## Data section:
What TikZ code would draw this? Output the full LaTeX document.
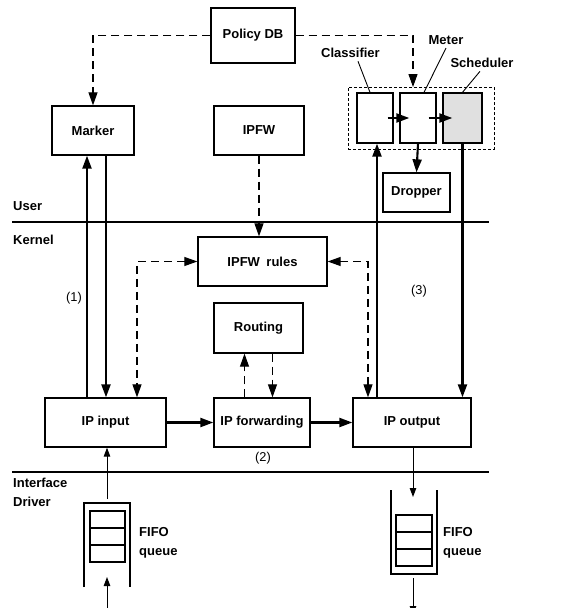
\documentclass[tikz,border=0pt]{standalone}
\usepackage{fontspec}
\setmainfont{Liberation Sans}
\usetikzlibrary{arrows.meta,positioning,calc}

\begin{document}
\begin{tikzpicture}[
    x=1pt, y=-1pt,
    font=\fontsize{13}{15}\selectfont\bfseries,
    >={Triangle[length=13pt,width=9pt]},
    block/.style={draw, line width=1.3pt, inner sep=0pt, minimum height=49pt},
    cell/.style={draw, line width=1.1pt, minimum width=35pt, minimum height=17pt, inner sep=0pt, outer sep=0pt},
    flow/.style={line width=2.1pt, ->},
    thinflow/.style={line width=1pt, -{Triangle[length=9pt,width=6.5pt]}},
    ctrl/.style={line width=1.1pt, dash pattern=on 8pt off 5pt},
    layer/.style={line width=2.2pt},
    tag/.style={font=\fontsize{12.8}{15}\selectfont\mdseries},
    side/.style={anchor=west, align=left, inner sep=0pt, font=\fontsize{13}{19}\selectfont\bfseries},
    pointer/.style={line width=0.9pt},
]
\useasboundingbox (0,0) rectangle (566,608);
\clip (0,0) rectangle (566,608);

% user space
\node[block, minimum width=84pt, minimum height=55pt] (policy) at (253,35.5) {Policy DB};
\node[block, minimum width=82pt] (marker) at (93,130.5) {Marker};
\node[block, minimum width=90pt] (ipfw) at (259,130.5) {IPFW};
\node[draw, line width=0.6pt, densely dashed, minimum width=146pt, minimum height=62pt, inner sep=0pt] (conditioner) at (421,118) {};
\node[block, minimum width=36pt, minimum height=50pt] (classifier) at (375,118) {};
\node[block, minimum width=36pt, minimum height=50pt] (meter) at (418,118) {};
\node[block, minimum width=39pt, minimum height=50pt, fill=black!12] (scheduler) at (462.5,118) {};
\node[block, minimum width=67pt, minimum height=39pt] (dropper) at (416.5,192.5) {Dropper};

\node (lblclass) at (350.5,53) {Classifier};
\node (lblmeter) at (446,40) {Meter};
\node (lblsched) at (482,63) {Scheduler};
\draw[pointer] ([xshift=7.5pt]lblclass.south) -- ([xshift=-5pt]classifier.north);
\draw[pointer] (lblmeter.south) -- ([xshift=6pt]meter.north);
\draw[pointer] ([xshift=-2pt]lblsched.south) -- (scheduler.north);

% kernel
\node[block, minimum width=129pt] (rules) at (262.5,261.5) {IPFW\enspace rules};
\node[block, minimum width=89pt, minimum height=50pt] (routing) at (258.5,328) {Routing};
\node[block, minimum width=121pt] (ipin) at (105.5,422.5) {IP input};
\node[block, minimum width=96pt] (ipfwd) at (262,422.5) {IP forwarding};
\node[block, minimum width=118pt] (ipout) at (412,422.5) {IP output};

\node[tag] (n1) at (74,298) {(1)};
\node[tag] (n2) at (263,458) {(2)};
\node[tag] (n3) at (419,291) {(3)};

% layer boundaries
\draw[layer] (12,222) -- (489,222);
\draw[layer] (12,472) -- (489,472);
\node[side] (user) at (13,206) {User};
\node[side] (kernel) at (13,240) {Kernel};
\node[side] (driver) at (13,492.5) {Interface\\Driver};

% control paths
\coordinate (meterin) at (413,87);
\draw[ctrl, ->] (policy.west) -| (marker.north);
\draw[ctrl, ->] (policy.east) -| (meterin);
\draw[ctrl, ->] (ipfw.south) -- (ipfw.south |- rules.north);
\draw[ctrl, <->] (rules.west) -| ([xshift=31.5pt]ipin.north);
\draw[ctrl, <->] (rules.east) -| ([xshift=-44pt]ipout.north);
\draw[ctrl, ->] ([xshift=-14pt]routing.south |- ipfwd.north) -- ([xshift=-14pt]routing.south);
\draw[ctrl, ->] ([xshift=14pt]routing.south) -- ([xshift=14pt]routing.south |- ipfwd.north);

% packet paths
\draw[flow] ([xshift=13pt]marker.south) -- ([xshift=13pt]marker.south |- ipin.north);
\draw[flow] ([xshift=-18.5pt]ipin.north) -- ([xshift=-18.5pt]ipin.north |- marker.south);
\draw[flow] (ipin.east) -- (ipfwd.west);
\draw[flow] (ipfwd.east) -- (ipout.west);
\draw[flow] ([xshift=-35pt]ipout.north) -- ([xshift=-35pt]ipout.north |- classifier.south);
\draw[flow] (scheduler.south) -- (scheduler.south |- ipout.north);
\draw[flow] (meter.south) -- (dropper.north);
\draw[flow] ([xshift=-6pt]classifier.east) -- ([xshift=10pt]meter.west);
\draw[flow] ([xshift=-8pt]meter.east) -- ([xshift=10pt]scheduler.west);

% input queue
\draw[line width=1.1pt] (84,587) |- (130,503) -- (130,587);
\node[cell] (inq1) at (107.5,519.5) {};
\node[cell, below=0pt of inq1] (inq2) {};
\node[cell, below=0pt of inq2] (inq3) {};
\node[side] (inlbl) at (139,542.5) {FIFO\\queue};
\coordinate (inqtop) at (107,499);
\coordinate (inqbot) at (107,577);
\coordinate (inlink) at (107,608);
\draw[thinflow] (inqtop) -- (inqtop |- ipin.south);
\draw[thinflow] (inlink) -- (inqbot);

% output queue
\draw[line width=1.1pt] (391,490) |- (437,574) -- (437,490);
\node[cell, minimum width=36pt] (outq1) at (414,523.5) {};
\node[cell, minimum width=36pt, below=0pt of outq1] (outq2) {};
\node[cell, minimum width=36pt, below=0pt of outq2] (outq3) {};
\node[side] (outlbl) at (443,542.5) {FIFO\\queue};
\coordinate (outqtop) at (413,497);
\coordinate (outqbot) at (413,578);
\coordinate (outlink) at (413,615);
\draw[thinflow] (ipout.south -| outqtop) -- (outqtop);
\draw[thinflow] (outqbot) -- (outlink);
\end{tikzpicture}
\end{document}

## Directions for this task:
Print the data above verbatim from the first line through the line holding "([xshift=-2pt]lblsched.south) -- (scheduler.north);", leaving every picture out.

## Correct result:
What TikZ code would draw this? Output the full LaTeX document.
\documentclass[tikz,border=0pt]{standalone}
\usepackage{fontspec}
\setmainfont{Liberation Sans}
\usetikzlibrary{arrows.meta,positioning,calc}

\begin{document}
\begin{tikzpicture}[
    x=1pt, y=-1pt,
    font=\fontsize{13}{15}\selectfont\bfseries,
    >={Triangle[length=13pt,width=9pt]},
    block/.style={draw, line width=1.3pt, inner sep=0pt, minimum height=49pt},
    cell/.style={draw, line width=1.1pt, minimum width=35pt, minimum height=17pt, inner sep=0pt, outer sep=0pt},
    flow/.style={line width=2.1pt, ->},
    thinflow/.style={line width=1pt, -{Triangle[length=9pt,width=6.5pt]}},
    ctrl/.style={line width=1.1pt, dash pattern=on 8pt off 5pt},
    layer/.style={line width=2.2pt},
    tag/.style={font=\fontsize{12.8}{15}\selectfont\mdseries},
    side/.style={anchor=west, align=left, inner sep=0pt, font=\fontsize{13}{19}\selectfont\bfseries},
    pointer/.style={line width=0.9pt},
]
\useasboundingbox (0,0) rectangle (566,608);
\clip (0,0) rectangle (566,608);

% user space
\node[block, minimum width=84pt, minimum height=55pt] (policy) at (253,35.5) {Policy DB};
\node[block, minimum width=82pt] (marker) at (93,130.5) {Marker};
\node[block, minimum width=90pt] (ipfw) at (259,130.5) {IPFW};
\node[draw, line width=0.6pt, densely dashed, minimum width=146pt, minimum height=62pt, inner sep=0pt] (conditioner) at (421,118) {};
\node[block, minimum width=36pt, minimum height=50pt] (classifier) at (375,118) {};
\node[block, minimum width=36pt, minimum height=50pt] (meter) at (418,118) {};
\node[block, minimum width=39pt, minimum height=50pt, fill=black!12] (scheduler) at (462.5,118) {};
\node[block, minimum width=67pt, minimum height=39pt] (dropper) at (416.5,192.5) {Dropper};

\node (lblclass) at (350.5,53) {Classifier};
\node (lblmeter) at (446,40) {Meter};
\node (lblsched) at (482,63) {Scheduler};
\draw[pointer] ([xshift=7.5pt]lblclass.south) -- ([xshift=-5pt]classifier.north);
\draw[pointer] (lblmeter.south) -- ([xshift=6pt]meter.north);
\draw[pointer] ([xshift=-2pt]lblsched.south) -- (scheduler.north);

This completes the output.